I used to meet people and learn about them and then unconsciously fill in the places where I didn't know stuff about them. I would bring my own perceptions to their table. For example, after being married for a while I would just assume to know what my ex-husband wanted for dinner or what kind of movies he'd prefer or whatever -- such mundane things -- but I believe this kind of familiarity and assumption prevents people from really seeing each other with fresh eyes. Letting each other grow, change and evolve. It's like that one relative in your family who knew you at age 13 and to him you are still the gangly, messy chatterbox 13-year-old and he can't move past his perception of you even though you are now the CEO of your own corporation.

Grandma did this to me a few months back. I was washing dishes in her kitchen and she said, "I have never seen one person change so much in my life!" and I said, "Who, Grandma?" Because, you know, this could be some juicy gossip! I wanted to hear who had changed!

And she said, "You! You used to be so messy and now every time you are over here you're washing dishes or scrubbing something. I have never seen anyone change so much and become so particular."

I sighed.

"Grandma, I was thirteen! I had a messy room when I was thirteen years old!" But she was already off in another room.

The truth is, it's hard to look at someone who is close to you, familiar to you, with new eyes every day and let them be .. whoever they want to be on that day. We put expectations on people. We bring our own life experience and social conditioning to their picture. I have done it. Used to do it daily. Without ever examining my thoughts, I just made assumptions about folks. Assumed I could trust someone even though maybe they can't keep secrets. Assumed someone was a peaceful, centered person when inside they were falling apart at the seams. Assumed someone liked green beans, or whatever. It was me projecting my stuff on them.

I think it's normal and everyone does it.

Having said that, it's liberating to let go of it. It's been the strangest sensation for me. I had to start letting go of my expectations for others because I saw how many people had ideas of me that were not just inaccurate, they were downright polar opposite. You could read every word I have ever written and not know with any real clarity what my political leanings are or what my religious beliefs are or what's happening in my personal life. I could be engaged and planning a wedding. I could be in love with a 19-year-old bag boy from Ralph's. I could be eschewing relationships altogether. (Eschewing, another totally underused word!) I could be moving to France. Or North Hollywood. Or calling a pet psychic named Daria.

Can you ever truly know another person?

Because I don't think you can. I think it is impossible to really ever know someone else all the way through, and amen for that. It sure makes life more surprising. The upside is all selfish, of course. Letting go of my need to have people fit my expectations has given me the chance to stop living up to anyone else's picture for me.

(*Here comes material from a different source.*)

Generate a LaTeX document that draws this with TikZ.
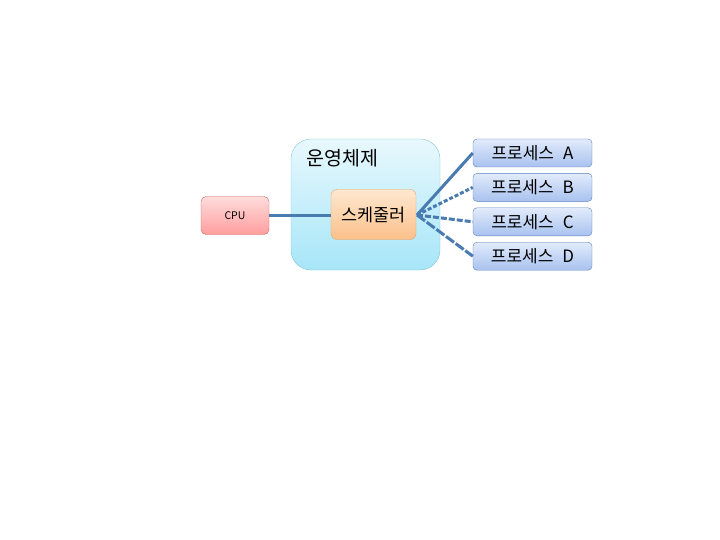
\documentclass[tikz,border=0pt]{standalone}
\usepackage{fontspec}
\setmainfont{Noto Sans CJK KR}
\usepackage{xcolor}
\usetikzlibrary{positioning}
\definecolor{linkblue}{HTML}{4A7BB0}
\definecolor{ostop}{HTML}{E8F8FD}
\definecolor{osbot}{HTML}{A6E6F8}
\definecolor{osline}{HTML}{86C6DA}
\definecolor{cputop}{HTML}{FFDCDC}
\definecolor{cpubot}{HTML}{FF9E9E}
\definecolor{cpuline}{HTML}{D06868}
\definecolor{schtop}{HTML}{FEE8D0}
\definecolor{schbot}{HTML}{FBC08A}
\definecolor{schline}{HTML}{E2A66A}
\definecolor{prtop}{HTML}{E2EBFB}
\definecolor{prbot}{HTML}{A8C2EF}
\definecolor{prline}{HTML}{5A7FC0}
\tikzset{
 osbox/.style={draw=osline,top color=ostop,bottom color=osbot,rounded corners=20pt,minimum width=149pt,minimum height=131pt},
 cpubox/.style={draw=cpuline,top color=cputop,bottom color=cpubot,rounded corners=5pt,minimum width=68pt,minimum height=38pt,font=\fontsize{10.5}{12}\selectfont},
 schbox/.style={draw=schline,top color=schtop,bottom color=schbot,rounded corners=6pt,minimum width=85pt,minimum height=50pt,font=\fontsize{17.5}{19}\selectfont},
 procbox/.style={draw=prline,top color=prtop,bottom color=prbot,rounded corners=4pt,minimum width=119pt,minimum height=28pt,inner sep=0pt,font=\fontsize{17}{19}\selectfont},
 link/.style={draw=linkblue,line width=3pt}
}
\newcommand\procname[1]{프로세스\hspace{9pt}#1}
\begin{document}
\begin{tikzpicture}[x=1pt,y=-1pt]
\useasboundingbox (0,0) rectangle (720,540);
\node[osbox](os)at(365.5,204.5){};
\node[font=\fontsize{19.5}{21}\selectfont](oslabel)at(342.5,158){운영체제};
\node[cpubox](cpu)at(235,215.5){CPU};
\node[schbox](sch)at(373.5,214.5){스케줄러};
\node[procbox](pa)at(532.5,153){\procname{A}};
\node[procbox,below=6pt of pa](pb){\procname{B}};
\node[procbox,below=6pt of pb](pc){\procname{C}};
\node[procbox,below=6pt of pc](pd){\procname{D}};
\coordinate(hub)at(417,215);
\draw[link](cpu.east)--(cpu.east-|sch.west);
\draw[link](hub)--(pa.west);
\draw[link,dash pattern=on 4pt off 2pt](hub)--(pb.west);
\draw[link,dash pattern=on 6pt off 2pt](hub)--(pc.west);
\draw[link,dash pattern=on 10pt off 2pt](hub)--(pd.west);
\end{tikzpicture}
\end{document}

I have been learning that even if the assumptions a total stranger makes about me are false, that's okay. It's not my job to always defend myself or set the record straight, or share every detail, or tell all my juicy gossip. I never expected to be someone who lived any part of her life publicly and now I am, a little bit. So I have had my good days and my challenging days, and the good days far outnumber them. If I hadn't been challenged in this way I'm not sure I would have arrived where I am in my own personal life so quickly. You figure out who you are real quicklike if a hundred people are telling you who they think you are. I had no idea I would end up being so grateful for anyone being so off the plot.

Since I want people to let me be whatever I pick on that day, I have to do that for them. That is kind of the way it goes. I am learning to just let go of my assumptions and allow my friends and my family to be who they are. Allow the surprise. Stop being so full of assumptions. Stop assuming I can size folks up based on their footwear (I had an ENTIRE THEORY built on that alone). And it seems the more I focus on myself and my own stuff, the less I even notice other people's issues. It's a relief, actually. It's a nice break from all the judging I used to do.

- - -

So, for the record: no, I am not an alcoholic, I am not joining a 12-step program and you do not need to email me me again to let me know I enjoy the tipple, for I have already received that memo. In triplicate. Also, I live in Los Angeles for chrissakes, joining a 12-step program would help my career! But unless I get back on the truffles, I think I'm doing okay. I'm happy, my life is good, I'm making jokes about all this but truly I am grateful for your concern. I know it comes from a good place.

And I thank you for finally inspiring me to take action on my email issue and change my address and develop a system and all that. Thank you. I'll be doing that all weekend long.

And one last thing: whatever you do, STAY AWAY FROM THE TRUFFLES. They are lethal. I tell you what.